Les spirituals, comme les chants de travail, étaient souvent chantés de manière collective, mais contrairement à ces derniers, ils portaient un message d’espoir et de rédemption. Les paroles étaient empreintes de symbolisme religieux, mais aussi d’une aspiration à la liberté physique et spirituelle. Ces chants prenaient des formes variées, allant de l’expression joyeuse de la foi à des lamentations plus sombres sur la dureté de la vie.
Avec le temps, ces spirituals ont également adopté des structures mélodiques et harmoniques plus sophistiquées, marquant une étape importante dans le développement d’un langage musical unique qui allait plus tard influencer directement la naissance du blues.
La fin de l’esclavage et la transition vers le blues
Après la Guerre de Sécession (1861-1865) et l’abolition de l’esclavage aux États-Unis, les anciens esclaves et leurs descendants ont continué à vivre sous des formes d’oppression, notamment avec la ségrégation raciale qui perdurait dans le Sud. Bien que libérés légalement, les Afro-Américains étaient encore confrontés à de graves inégalités sociales, économiques et politiques. C’est dans ce contexte post-esclavagiste que le blues a commencé à émerger en tant que forme musicale distincte à la fin du XIXe siècle.
Le blues est souvent décrit comme une musique profondément personnelle, axée sur l’individu et ses émotions. Contrairement aux spirituals, qui avaient un caractère collectif et souvent optimiste, le blues exprimait une douleur plus personnelle, une désillusion face à la réalité quotidienne, mais aussi une forme de résilience. Les thèmes du blues tournaient autour de la souffrance, de la perte, de l’amour, de la pauvreté, et de l’oppression, mais toujours avec une touche d’espoir implicite ou d’acceptation de la condition humaine.
L’évolution vers le blues a également marqué une transition vers l’utilisation plus généralisée d’instruments comme la guitare, le banjo (qui a des racines africaines), et l’harmonica. Ces instruments accompagnaient les chanteurs de blues, permettant à la fois des improvisations mélodiques et une certaine structure musicale. Le schéma des 12 mesures, caractéristique du blues, est apparu à cette époque, offrant une base répétitive sur laquelle les musiciens pouvaient élaborer des variations et des improvisations.
Les grands pionniers du blues
Les premiers musiciens de blues étaient souvent des travailleurs itinérants, notamment des ouvriers agricoles, qui jouaient dans les communautés rurales du Sud. Ces musiciens se produisaient dans les juke joints, des lieux de divertissement informels où les ouvriers pouvaient se détendre après des journées de travail éreintantes. Parmi les premiers grands noms du blues, on trouve des artistes comme Charley Patton, considéré comme l’un des pères du blues du Delta, Robert Johnson, dont le style de jeu de guitare et les paroles introspectives ont marqué des générations de musiciens, et Ma Rainey, l’une des premières grandes chanteuses de blues à être reconnue au niveau national.

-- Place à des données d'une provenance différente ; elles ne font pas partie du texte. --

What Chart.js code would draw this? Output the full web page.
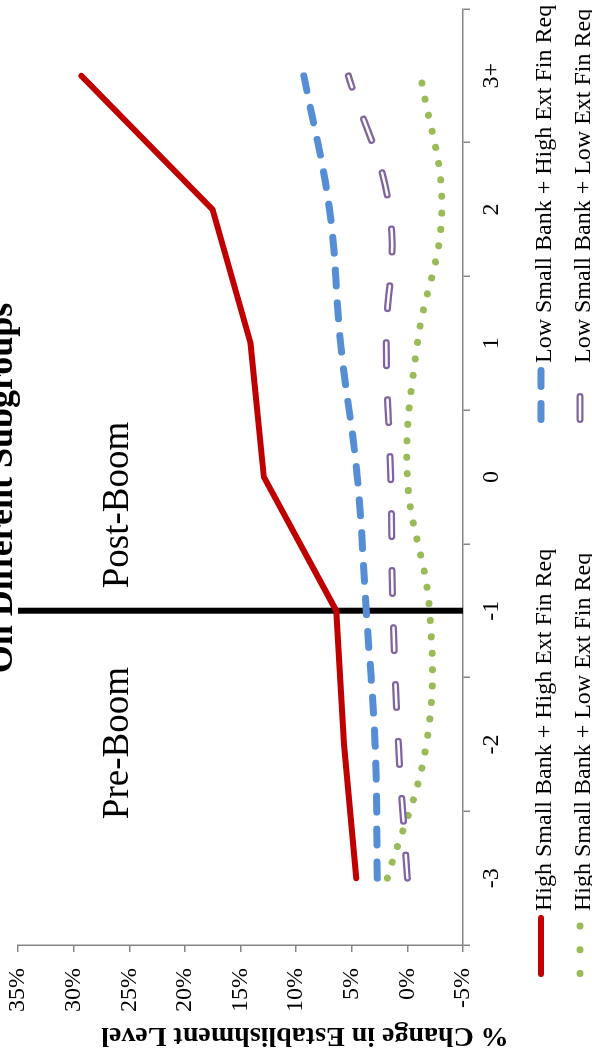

Ces artistes ont contribué à diffuser le blues dans les zones rurales, mais aussi vers les grandes villes du Nord pendant la période de la Grande Migration (1916-1970), lorsque des millions d’Afro-Américains ont quitté le Sud pour s’installer dans des centres urbains comme Chicago, Detroit et New York. Ce mouvement a permis au blues de se transformer et d’évoluer en incorporant de nouvelles influences urbaines, tout en restant fidèle à ses racines rurales et spirituelles.
Le blues comme fondement de la musique populaire moderne
Le blues n’a pas seulement influencé la culture afro-américaine, mais a aussi joué un rôle fondamental dans le développement de la musique populaire mondiale. Il est à la base de nombreux autres genres musicaux, y compris le jazz, le rhythm and blues, le rock’n’roll et même la musique soul. Des artistes comme Muddy Waters, B.B. King, et John Lee Hooker ont contribué à faire connaître le blues à un public international, influençant des musiciens tels que Elvis Presley, The Rolling Stones, et Eric Clapton, qui ont eux-mêmes popularisé des éléments du blues dans leurs propres compositions.
L’impact durable du blues sur la musique contemporaine témoigne de sa capacité à transcender les frontières raciales, géographiques et culturelles. Ce genre musical, né dans les champs de coton du Sud profond, continue de résonner dans le monde entier, en rappelant les luttes et les espoirs des générations qui l’ont porté.
Conclusion
Le blues est le produit d’une histoire marquée par la souffrance, la résilience et la créativité face à l’oppression. Enraciné dans les expériences des esclaves afro-américains, il a puisé son inspiration dans les chants de travail et les spirituals pour évoluer en un genre musical distinct à la fin du XIXe siècle. Son développement reflète à la fois la douleur de l’esclavage et la quête de dignité et de liberté qui l’a suivi. Aujourd’hui, le blues est reconnu comme l’une des formes d’expression les plus influentes de la musique moderne, un héritage intemporel de l’histoire afro-américaine.